= Frieda Granot =

Israeli-Canadian operations researcher

Frieda Silber Granot (פרידה גרנות) is a retired Israeli-Canadian operations researcher, dean emeritus of graduate studies, professor emeritus of commerce and business administration, and Advisory Council Professor of Management Science emeritus at the University of British Columbia. Her research publications have concerned network flow problems, integer programming, cooperative game theory, and supply chains.

==Education and career==
Granot earned a bachelor's degree in mathematics in 1969 and a master's degree in computer science in 1971 from the Technion – Israel Institute of Technology. Next, she went to the University of Texas at Austin, where she earned an interdisciplinary doctorate in 1974 in business, mathematics, and computer science. Her dissertation, On Some Problems of Interval and Integer Interval Programming, was supervised by Abraham Charnes.

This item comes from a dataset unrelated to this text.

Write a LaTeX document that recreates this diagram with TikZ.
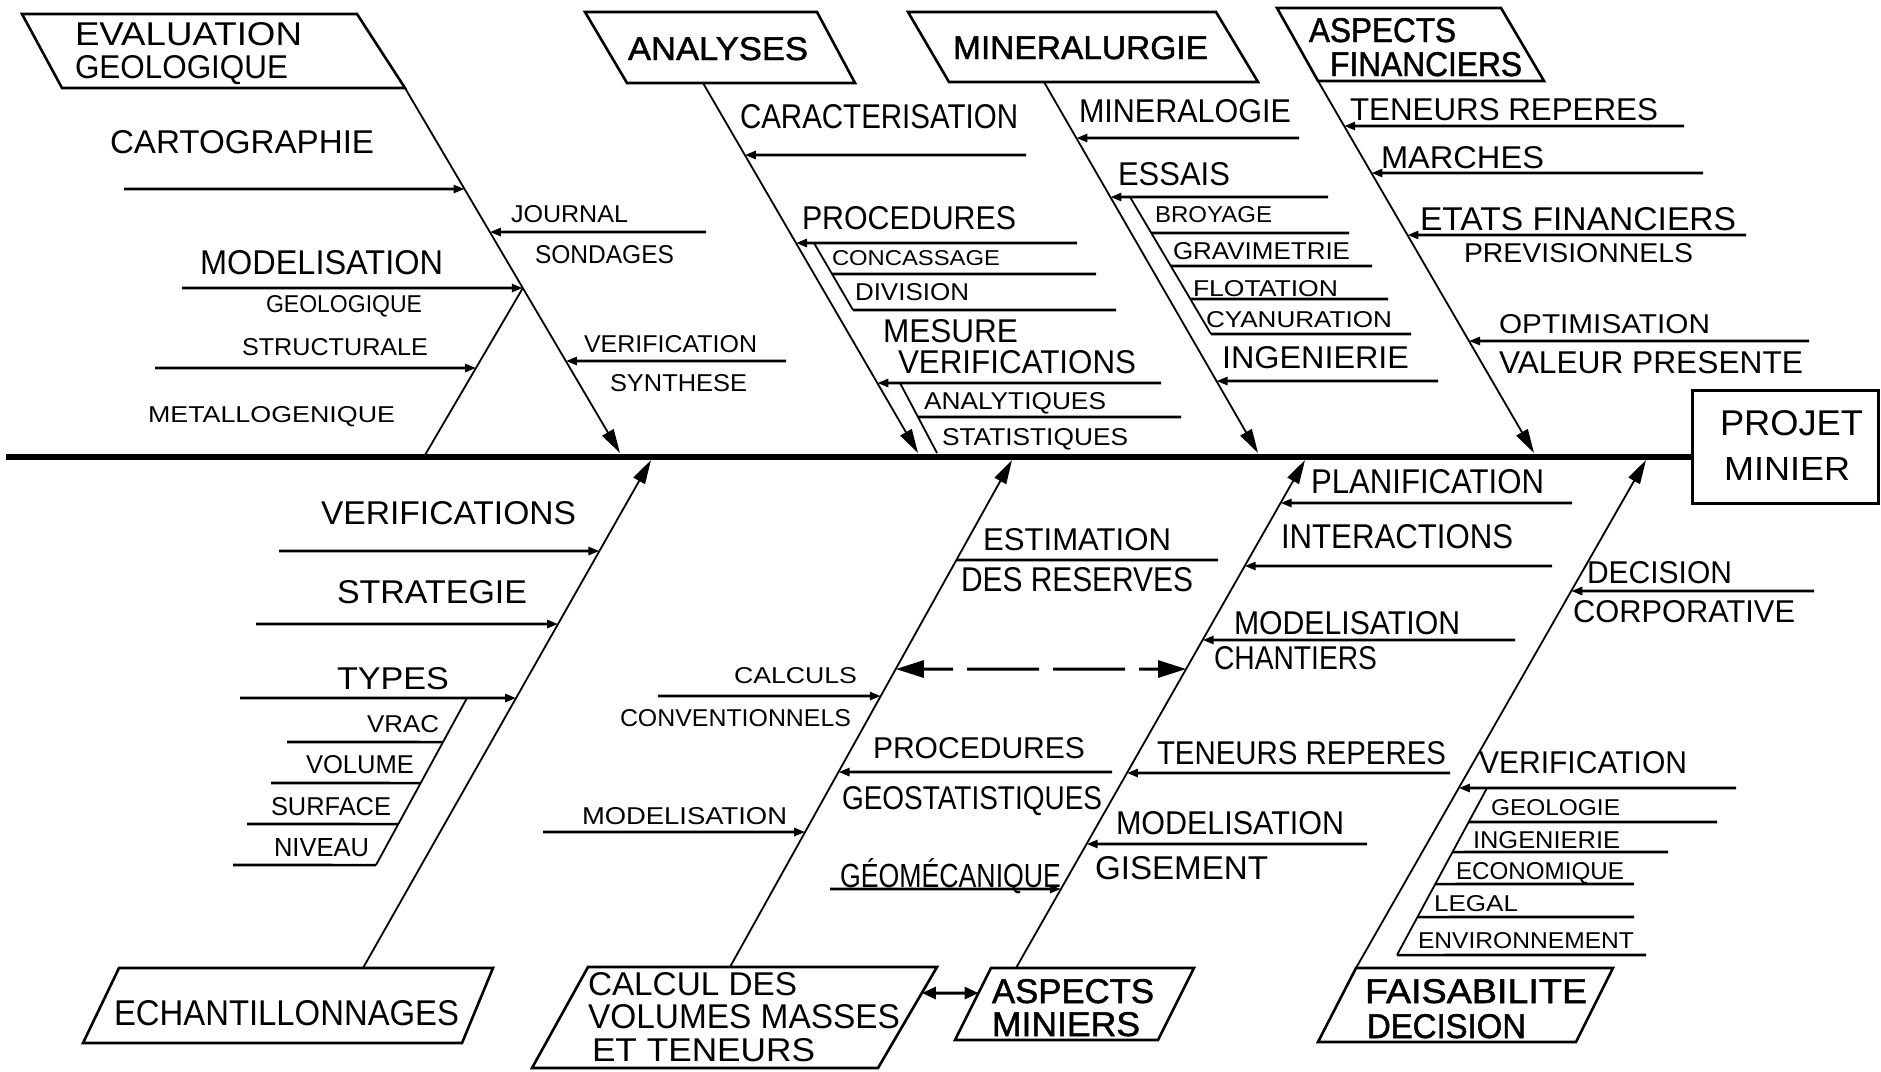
\documentclass[tikz,border=0pt]{standalone}
\usepackage{graphicx}
\usepackage{fontspec}
\setmainfont{Liberation Sans}
\newfontfamily\heavyfont{Liberation Sans}[FakeBold=1.4]
\usetikzlibrary{arrows.meta}

% text label: name, left x, right x, baseline y, cap height, text
\newcommand\lbl[6]{%
  \pgfmathsetmacro\lblw{#3-#2}%
  \node[lbl] (#1) at (#2,#4) {\resizebox{\lblw pt}{#5pt}{#6}};}
% horizontal arrow from (x,y) onto a bone: bone, x, y
\newcommand\twig[3]{\draw[twig] (#2,#3) -- (intersection of #1s--#1e and 0,#3--100,#3);}
% rung of a staircase: staircase, far x, y
\newcommand\rung[3]{\draw[rungline] (intersection of #1a--#1b and 0,#3--100,#3) -- (#2,#3);}

\begin{document}
\begin{tikzpicture}[x=1pt,y=-1pt,
  lbl/.style={inner sep=0pt, outer sep=0pt, anchor=base west},
  frame/.style={line width=2.6pt, line join=miter},
  bone/.style={line width=1.8pt, -{Triangle[length=24pt,width=13pt]}},
  twig/.style={line width=2.6pt, -{Triangle[length=11pt,width=8pt]}},
  rungline/.style={line width=2.6pt},
  rail/.style={line width=1.8pt},
  spine/.style={line width=6pt},
  goal/.style={draw, line width=3pt, minimum width=186pt, minimum height=113pt, inner sep=0pt},
  dashlink/.style={line width=3pt, dash pattern=on 72pt off 14pt, dash phase=42pt,
    {Triangle[length=28pt,width=17pt]}-{Triangle[length=28pt,width=17pt]}},
  boxlink/.style={line width=3pt, {Triangle[length=14pt,width=12pt]}-{Triangle[length=14pt,width=12pt]}}]

\useasboundingbox (0,0) rectangle (1881,1071);
\fill[white] (0,0) rectangle (1881,1071);

% ---------------- spine and goal ----------------
\node[goal] (projet) at (1785,446.5) {};
\coordinate (spineL) at (6,456.5);
\draw[spine] (spineL) -- (projet.west |- spineL);
\lbl{tProj}{1720}{1863}{435}{25}{PROJET}
\lbl{tMinr}{1724}{1850}{480}{23}{MINIER}

% ---------------- category boxes ----------------
\draw[frame] (22,14) -- (357,14) -- (405,88) -- (62,88) -- cycle;
\draw[frame] (585,12) -- (817,12) -- (855,83) -- (627,83) -- cycle;
\draw[frame] (908,12) -- (1216,12) -- (1258,82) -- (949,82) -- cycle;
\draw[frame] (1277,8) -- (1501,8) -- (1544,81) -- (1318,81) -- cycle;
\draw[frame] (119,968) -- (493,968) -- (462,1043) -- (83,1043) -- cycle;
\coordinate (c6a) at (937,967); \coordinate (c6b) at (878,1068);
\draw[frame] (588,967) -- (c6a) -- (c6b) -- (532,1068) -- cycle;
\coordinate (c7a) at (991,968); \coordinate (c7b) at (955,1040);
\draw[frame] (c7a) -- (1194,968) -- (1158,1040) -- (c7b) -- cycle;
\draw[frame] (1356,968) -- (1613,968) -- (1576,1042) -- (1318,1042) -- cycle;

\lbl{tEval}{75}{302}{45}{23}{EVALUATION}
\lbl{tGeol}{75}{288}{78}{23}{GEOLOGIQUE}
\lbl{tAnal}{628}{808}{60}{23}{\heavyfont ANALYSES}
\lbl{tMinl}{953}{1208}{59}{23}{\heavyfont MINERALURGIE}
\lbl{tAspF}{1309}{1456}{42}{24}{\heavyfont ASPECTS}
\lbl{tFin}{1330}{1522}{76}{24}{\heavyfont FINANCIERS}
\lbl{tEch}{114}{459}{1025}{25}{ECHANTILLONNAGES}
\lbl{tCalA}{588}{797}{995}{23}{CALCUL DES}
\lbl{tCalB}{588}{900}{1028}{24}{VOLUMES MASSES}
\lbl{tCalC}{592}{815}{1061}{23}{ET TENEURS}
\lbl{tAspM}{992}{1154}{1003}{24}{\heavyfont ASPECTS}
\lbl{tMin}{992}{1140}{1036}{24}{\heavyfont MINIERS}
\lbl{tFais}{1365}{1587}{1003}{24}{\heavyfont FAISABILITE}
\lbl{tDec}{1367}{1526}{1038}{24}{\heavyfont DECISION}

% link between the two lower boxes
\draw[boxlink] (intersection of c6a--c6b and 0,993--100,993) -- (intersection of c7a--c7b and 0,993--100,993);

% ---------------- bones ----------------
\coordinate (b1s) at (405,88);   \coordinate (b1e) at (620,453);
\coordinate (b2s) at (703,83);   \coordinate (b2e) at (918,453);
\coordinate (b3s) at (1044,82);  \coordinate (b3e) at (1258,453);
\coordinate (b4s) at (1318,81);  \coordinate (b4e) at (1534,453);
\coordinate (b5s) at (363,968);  \coordinate (b5e) at (651,460);
\coordinate (b6s) at (730,967);  \coordinate (b6e) at (1012,460);
\coordinate (b7s) at (1016,968); \coordinate (b7e) at (1305,460);
\coordinate (b8s) at (1356,968); \coordinate (b8e) at (1646,460);
\foreach \b in {b1,b2,b3,b4,b5,b6,b7,b8} \draw[bone] (\b s) -- (\b e);

% ---------------- EVALUATION GEOLOGIQUE ----------------
\coordinate (r1s) at (intersection of b1s--b1e and 0,288--100,288);
\coordinate (r1e) at (425,455);
\draw[rail] (r1s) -- (r1e);
\twig{b1}{124}{189}
\twig{b1}{706}{232}
\twig{b1}{182}{288}
\twig{b1}{786}{361}
\twig{r1}{155}{368}
\lbl{lCart}{110}{374}{153}{23}{CARTOGRAPHIE}
\lbl{lJour}{511}{628}{222}{17}{JOURNAL}
\lbl{lSond}{535}{674}{263}{18}{SONDAGES}
\lbl{lModA}{200}{443}{274}{24}{MODELISATION}
\lbl{lGeoA}{266}{422}{312}{17}{GEOLOGIQUE}
\lbl{lStru}{242}{428}{355}{17}{STRUCTURALE}
\lbl{lMeta}{148}{395}{422}{16}{METALLOGENIQUE}
\lbl{lVerA}{584}{757}{352}{17}{VERIFICATION}
\lbl{lSynt}{610}{747}{391}{17}{SYNTHESE}

% ---------------- ANALYSES ----------------
\twig{b2}{1026}{155}
\twig{b2}{1077}{243}
\twig{b2}{1161}{383}
\coordinate (s2a) at (814,243); \coordinate (s2b) at (853,310);
\draw[rail] (s2a) -- (s2b);
\rung{s2}{1096}{274}
\rung{s2}{1116}{310}
\coordinate (s3a) at (900,383); \coordinate (s3b) at (937,453);
\draw[rail] (s3a) -- (s3b);
\rung{s3}{1181}{417}
\lbl{lCara}{740}{1018}{128}{24}{CARACTERISATION}
\lbl{lProA}{802}{1016}{229}{23}{PROCEDURES}
\lbl{lConc}{832}{1000}{265}{15}{CONCASSAGE}
\lbl{lDivi}{855}{969}{300}{17}{DIVISION}
\lbl{lMesu}{883}{1018}{342}{23}{MESURE}
\lbl{lVerB}{898}{1136}{373}{23}{VERIFICATIONS}
\lbl{lAnat}{924}{1106}{409}{17}{ANALYTIQUES}
\lbl{lStat}{942}{1128}{445}{17}{STATISTIQUES}

% ---------------- MINERALURGIE ----------------
\twig{b3}{1299}{138}
\twig{b3}{1328}{197}
\twig{b3}{1438}{381}
\coordinate (s4a) at (1130,197); \coordinate (s4b) at (1211,334);
\draw[rail] (s4a) -- (s4b);
\rung{s4}{1349}{233}
\rung{s4}{1372}{266}
\rung{s4}{1388}{299}
\rung{s4}{1411}{334}
\lbl{lMinl}{1079}{1291}{122}{23}{MINERALOGIE}
\lbl{lEssa}{1118}{1230}{185}{23}{ESSAIS}
\lbl{lBroy}{1155}{1272}{222}{16}{BROYAGE}
\lbl{lGrav}{1173}{1350}{259}{17}{GRAVIMETRIE}
\lbl{lFlot}{1193}{1338}{296}{16}{FLOTATION}
\lbl{lCyan}{1206}{1392}{327}{16}{CYANURATION}
\lbl{lIngA}{1222}{1409}{368}{22}{INGENIERIE}

% ---------------- ASPECTS FINANCIERS ----------------
\twig{b4}{1684}{126}
\twig{b4}{1703}{173}
\twig{b4}{1746}{235}
\twig{b4}{1809}{341}
\lbl{lTenA}{1350}{1658}{120}{22}{TENEURS REPERES}
\lbl{lMarc}{1381}{1544}{168}{22}{MARCHES}
\lbl{lEtat}{1420}{1736}{230}{23}{ETATS FINANCIERS}
\lbl{lPrev}{1464}{1693}{262}{19}{PREVISIONNELS}
\lbl{lOpti}{1499}{1710}{333}{19}{OPTIMISATION}
\lbl{lVale}{1499}{1803}{373}{22}{VALEUR PRESENTE}

% ---------------- ECHANTILLONNAGES ----------------
\twig{b5}{279}{551}
\twig{b5}{256}{624}
\twig{b5}{240}{698}
\coordinate (s5a) at (467,698); \coordinate (s5b) at (376,865);
\draw[rail] (s5a) -- (s5b);
\rung{s5}{287}{742}
\rung{s5}{271}{783}
\rung{s5}{247}{824}
\rung{s5}{233}{865}
\lbl{lVerC}{321}{576}{524}{23}{VERIFICATIONS}
\lbl{lStra}{337}{527}{603}{23}{STRATEGIE}
\lbl{lType}{337}{449}{689}{22}{TYPES}
\lbl{lVrac}{367}{439}{732}{17}{VRAC}
\lbl{lVolu}{306}{414}{773}{18}{VOLUME}
\lbl{lSurf}{271}{391}{815}{18}{SURFACE}
\lbl{lNive}{274}{369}{856}{18}{NIVEAU}

% ---------------- CALCUL DES VOLUMES ----------------
\draw[rungline] (intersection of b6s--b6e and 0,560--100,560) -- (1218,560);
\twig{b6}{658}{696}
\twig{b6}{1112}{772}
\twig{b6}{543}{832}
\draw[dashlink] (intersection of b6s--b6e and 0,669--100,669) -- (intersection of b7s--b7e and 0,669--100,669);
\lbl{lEsti}{983}{1171}{550}{22}{ESTIMATION}
\lbl{lDesR}{961}{1193}{591}{24}{DES RESERVES}
\lbl{lCalc}{734}{857}{683}{16}{CALCULS}
\lbl{lConv}{620}{851}{726}{17}{CONVENTIONNELS}
\lbl{lProB}{873}{1085}{758}{21}{PROCEDURES}
\lbl{lGeos}{842}{1102}{809}{23}{GEOSTATISTIQUES}
\lbl{lModB}{582}{787}{824}{17}{MODELISATION}

% ---------------- ASPECTS MINIERS ----------------
\twig{b7}{1572}{503}
\twig{b7}{1552}{566}
\twig{b7}{1515}{640}
\twig{b7}{1450}{773}
\twig{b7}{1367}{844}
\twig{b7}{830}{889}
\lbl{lPlan}{1311}{1544}{493}{24}{PLANIFICATION}
\lbl{lInte}{1281}{1513}{548}{24}{INTERACTIONS}
\lbl{lModC}{1234}{1460}{634}{23}{MODELISATION}
\lbl{lChan}{1214}{1377}{669}{23}{CHANTIERS}
\lbl{lTenB}{1157}{1446}{764}{23}{TENEURS REPERES}
\lbl{lModD}{1116}{1344}{834}{23}{MODELISATION}
\lbl{lGise}{1095}{1268}{879}{23}{GISEMENT}
\lbl{lGeom}{840}{1061}{887}{29}{GÉOMÉCANIQUE}

% ---------------- FAISABILITE DECISION ----------------
\twig{b8}{1814}{591}
\twig{b8}{1736}{788}
\coordinate (s6a) at (1487,788); \coordinate (s6b) at (1397,955);
\draw[rail] (s6a) -- (s6b);
\rung{s6}{1717}{822}
\rung{s6}{1668}{852}
\rung{s6}{1634}{884}
\rung{s6}{1634}{917}
\rung{s6}{1646}{955}
\lbl{lDecC}{1587}{1732}{583}{22}{DECISION}
\lbl{lCorp}{1573}{1795}{622}{22}{CORPORATIVE}
\lbl{lVerD}{1479}{1687}{773}{22}{VERIFICATION}
\lbl{lGeoB}{1491}{1620}{815}{16}{GEOLOGIE}
\lbl{lIngB}{1473}{1620}{848}{17}{INGENIERIE}
\lbl{lEcon}{1456}{1624}{879}{17}{ECONOMIQUE}
\lbl{lLega}{1434}{1518}{911}{16}{LEGAL}
\lbl{lEnvi}{1418}{1634}{948}{16}{ENVIRONNEMENT}
\end{tikzpicture}
\end{document}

After postdoctoral research in Canada at Dalhousie University and the Centre de Recherches Mathématiques at the Université de Montréal, she joined the University of British Columbia as an assistant professor in 1976. She was promoted to associate professor in 1978 and full professor in 1984, and was named Advisory Council Professor of Management Science in 1986. She was dean of graduate studies from 1996 to 2006, and senior associate dean in the Sauder School of Business from 2006 to 2011.

==Recognition==
Granot was elected as a Fellow of the Institute for Operations Research and the Management Sciences in 2008, "for educational and administrative leadership, and for contributions to optimization".

She was appointed to the Order of Canada in the 2008 Canadian honours as "a role model in postsecondary education and first female dean of the Faculty of Graduate Studies at the University of British Columbia".